At 0640 GMT, leading commerical banks quoted the shilling at
96.10/30, weaker than Tuesday's closing price of 95.85/96.05. It
traded at 96.20 at 0636 GMT .
The shilling set a previous low of 96.11 on Tuesday as
investors bought dollars on fears that Europe's escalating debt
woes could lead to a global banking crisis.
At an emergency meeting last week, the Central Bank of Kenya
said it would defend the shilling. But some traders said its
absence from the market on Tuesday when the shilling fell
through 96.0 for the first time showed its resolve was weak.
"The central bank needs to back up its words," said one
Nairobi-based trader. "The trend has been talk big, don't act."
Some market players said, however, that if the bank simply
offloaded hard currency the reprieve could be short.
"If central bank comes in, you may see a reprieve, the
shilling may come off its all-time low, but it's not
sustainable. The shilling will just slip back," the trader said.

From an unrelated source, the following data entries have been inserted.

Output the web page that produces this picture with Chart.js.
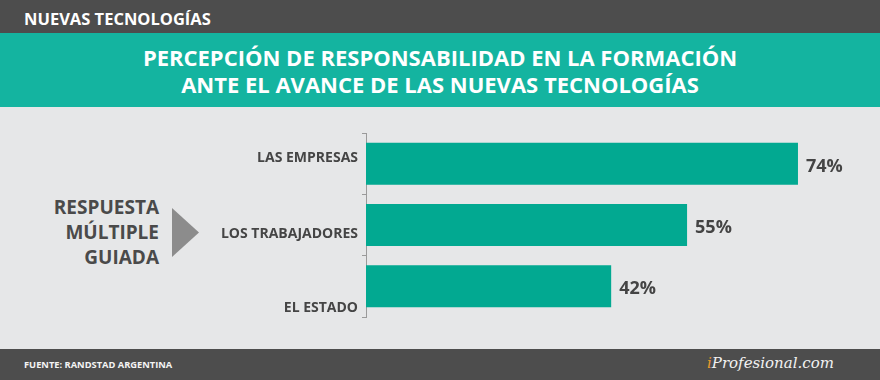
<!DOCTYPE html>
<html lang="es">
<head>
<meta charset="utf-8">
<script src="https://cdn.jsdelivr.net/npm/chart.js@4.4.1/dist/chart.umd.min.js"></script>
<style>
  html, body { margin:0; padding:0; width:880px; height:380px; overflow:hidden; background:#e6e7e8; font-family:"Open Sans", sans-serif; }
  .abs { position:absolute; }
  #top { left:0; top:0; width:880px; height:33px; background:#4d4d4d; }
  #topTxt { left:24px; top:9px; line-height:20px; font-size:16.5px; font-weight:700; color:#fff; white-space:nowrap; }
  #band { left:0; top:33px; width:880px; height:74px; background:#14b4a0; }
  #title { left:0; top:44px; width:880px; text-align:center; color:#fff; font-weight:700; font-size:22px; line-height:27px; }
  #foot { left:0; top:349px; width:880px; height:31px; background:#4d4d4d; }
  #footTxt { left:24px; top:359px; line-height:12px; font-size:9.3px; font-weight:700; color:#f4f4f4; white-space:nowrap; }
  #logo { left:707px; top:354px; line-height:18px; font-size:15px; font-family:"DejaVu Serif", serif; font-style:italic; color:#f2f2f2; white-space:nowrap; }
  #logo b { color:#e89a2c; font-weight:400; }
  #side { right:721px; top:195px; text-align:right; color:#4a4a4a; font-weight:700; font-size:19px; line-height:25px; white-space:nowrap; }
  #tri { left:172px; top:208px; width:27px; height:49px; background:#8c8c8c; clip-path:polygon(0 0, 100% 50%, 0 100%); }
  #wrap { left:0; top:0; width:880px; height:380px; }
</style>
</head>
<body>
<div id="top" class="abs"></div>
<div id="topTxt" class="abs">NUEVAS TECNOLOGÍAS</div>
<div id="band" class="abs"></div>
<div id="title" class="abs">PERCEPCIÓN DE RESPONSABILIDAD EN LA FORMACIÓN<br>ANTE EL AVANCE DE LAS NUEVAS TECNOLOGÍAS</div>
<div id="side" class="abs">RESPUESTA<br>MÚLTIPLE<br>GUIADA</div>
<div id="tri" class="abs"></div>
<div id="foot" class="abs"></div>
<div id="footTxt" class="abs">FUENTE: RANDSTAD ARGENTINA</div>
<div id="logo" class="abs"><b>i</b>Profesional.com</div>
<div id="wrap" class="abs"><canvas id="c" width="880" height="380"></canvas></div>
<script>
const categories = ["LAS EMPRESAS", "LOS TRABAJADORES", "EL ESTADO"];
const values = [74, 55, 42];
const valueLabels = ["74%", "55%", "42%"];

// vertical nudges for category label placement (style, not data)
const catLabelShift = [-7, 8, 21];

const labelPlugin = {
  id: 'customLabels',
  afterDatasetsDraw(chart) {
    const ctx = chart.ctx;
    const meta = chart.getDatasetMeta(0);
    const yScale = chart.scales.y;
    ctx.save();
    ctx.fillStyle = '#444444';
    ctx.font = '700 18px "Open Sans"';
    ctx.textAlign = 'left';
    ctx.textBaseline = 'alphabetic';
    meta.data.forEach((bar, i) => {
      ctx.fillText(valueLabels[i], bar.x + 8, bar.y + 1.5 + 0.357 * 18);
    });
    ctx.fillStyle = '#454545';
    ctx.font = '700 14px "Open Sans"';
    ctx.textAlign = 'right';
    categories.forEach((c, i) => {
      const y = yScale.getPixelForValue(i) + catLabelShift[i];
      ctx.fillText(c, yScale.left - 4, y + 0.357 * 14);
    });
    ctx.restore();
  }
};

new Chart(document.getElementById('c'), {
  type: 'bar',
  data: {
    labels: categories,
    datasets: [{
      data: values,
      backgroundColor: '#02a991',
      borderWidth: 0,
      barPercentage: 0.685,
      categoryPercentage: 1.0
    }]
  },
  options: {
    indexAxis: 'y',
    responsive: false,
    animation: false,
    events: [],
    layout: { padding: { left: 362, top: 133, right: 47, bottom: 63 } },
    plugins: { legend: { display: false }, tooltip: { enabled: false }, title: { display: false } },
    scales: {
      x: { display: false, min: 0, max: 80 },
      y: {
        type: 'category',
        ticks: { display: false },
        grid: { display: true, drawOnChartArea: false, drawTicks: true, tickLength: 4, color: '#9a9a9a', offset: true },
        border: { display: true, color: '#9a9a9a', width: 1 },
        afterFit(scale) { scale.width = 4; }
      }
    }
  },
  plugins: [labelPlugin]
});
</script>
</body>
</html>
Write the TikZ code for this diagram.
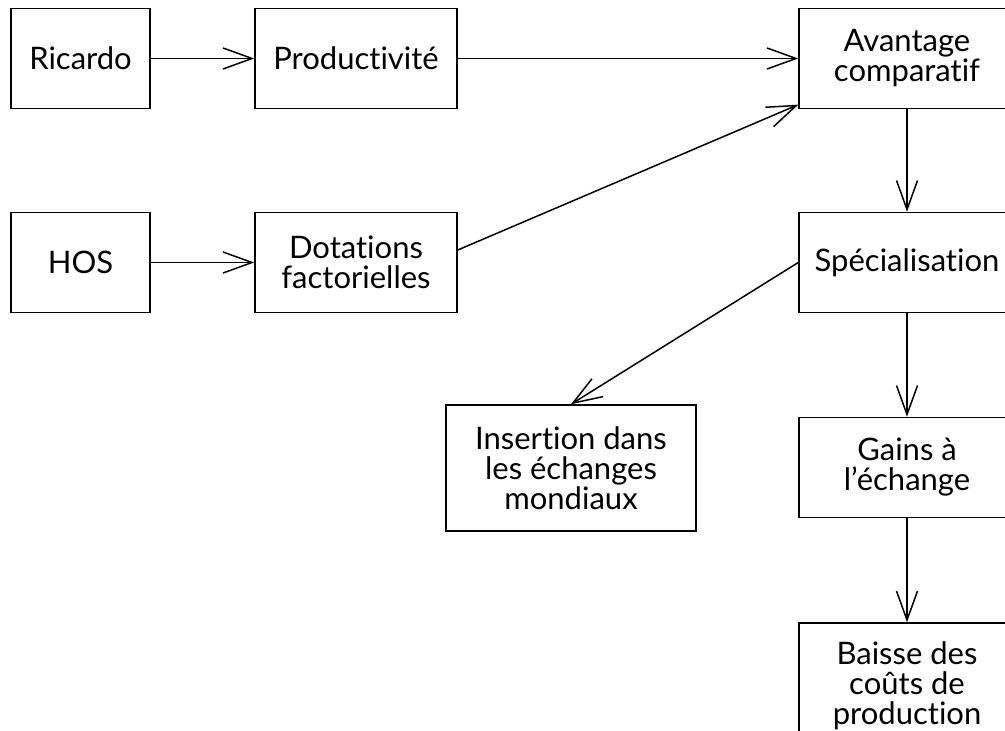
\documentclass[tikz,border=0pt]{standalone}
\usepackage{fontspec}
\setmainfont[Ligatures=NoCommon]{Lato}
\usetikzlibrary{arrows.meta}

\tikzset{
  box/.style={draw, line width=0.75pt, align=center, inner sep=0pt,
    minimum width=#1, minimum height=50pt,
    font=\fontsize{15.5}{15}\selectfont},
  box/.default=101pt,
  link/.style={line width=0.75pt, -{Straight Barb[length=14.5pt,width=10.5pt,line width=0.75pt]}}
}

\begin{document}
\begin{tikzpicture}[x=0.5pt,y=-0.5pt]
    \useasboundingbox (0,0) rectangle (1005,731);
    \clip (0,0) rectangle (1005,731);

    \node [box=69.5pt] (ricardo) at (80.5,58.5) {Ricardo};
    \node [box] (prod) at (356,58.5) {Productivité};
    \node [box=108pt] (avant) at (907,58.5) {Avantage\\comparatif};

    \node [box=69.5pt] (hos) at (80.5,262.5) {HOS};
    \node [box] (dot) at (356,262.5) {Dotations\\factorielles};
    \node [box=108pt] (spe) at (907,262.5) {Spécialisation};

    \node [box=125pt, minimum height=63pt] (ins) at (571,468) {Insertion dans\\les échanges\\mondiaux};
    \node [box=108pt] (gains) at (907,467.5) {Gains à\\l'échange};
    \node [box=108pt, minimum height=63pt] (baisse) at (907,686) {Baisse des\\coûts de\\production};

    \draw [link] (ricardo) -- (prod);
    \draw [link] (prod) -- (avant);
    \draw [link] (hos) -- (dot);
    \draw [link] (dot.7) -- (avant.203);
    \draw [link] (avant) -- (spe);
    \draw [link] (spe.west) -- (ins.north);
    \draw [link] (spe) -- (gains);
    \draw [link] (gains) -- (baisse);
  \end{tikzpicture}
\end{document}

"The shilling is on its own."
The shilling has lost more than 19 percent against the
dollar this year, battered by double-digit inflation,
deteriorating balance of payments and a crisis of confidence in
Kenya's monetary policy-making.
Kennedy Butiko, deputy Treasurer at Bank of Africa, said the
central bank might not intervene because the shilling's demise
was driven by strong demand for the dollar both at home and
abroad.
"If (the shilling's fall) is demand driven then any
intervention will be useless," Butiko said, adding that dollar
demand was likely to pick up towards the end of the month.
"I don't see anything pointing to a strong shilling at the
moment with all the gloom in Europe, we can only predict new
lows in the coming days," said Butiko.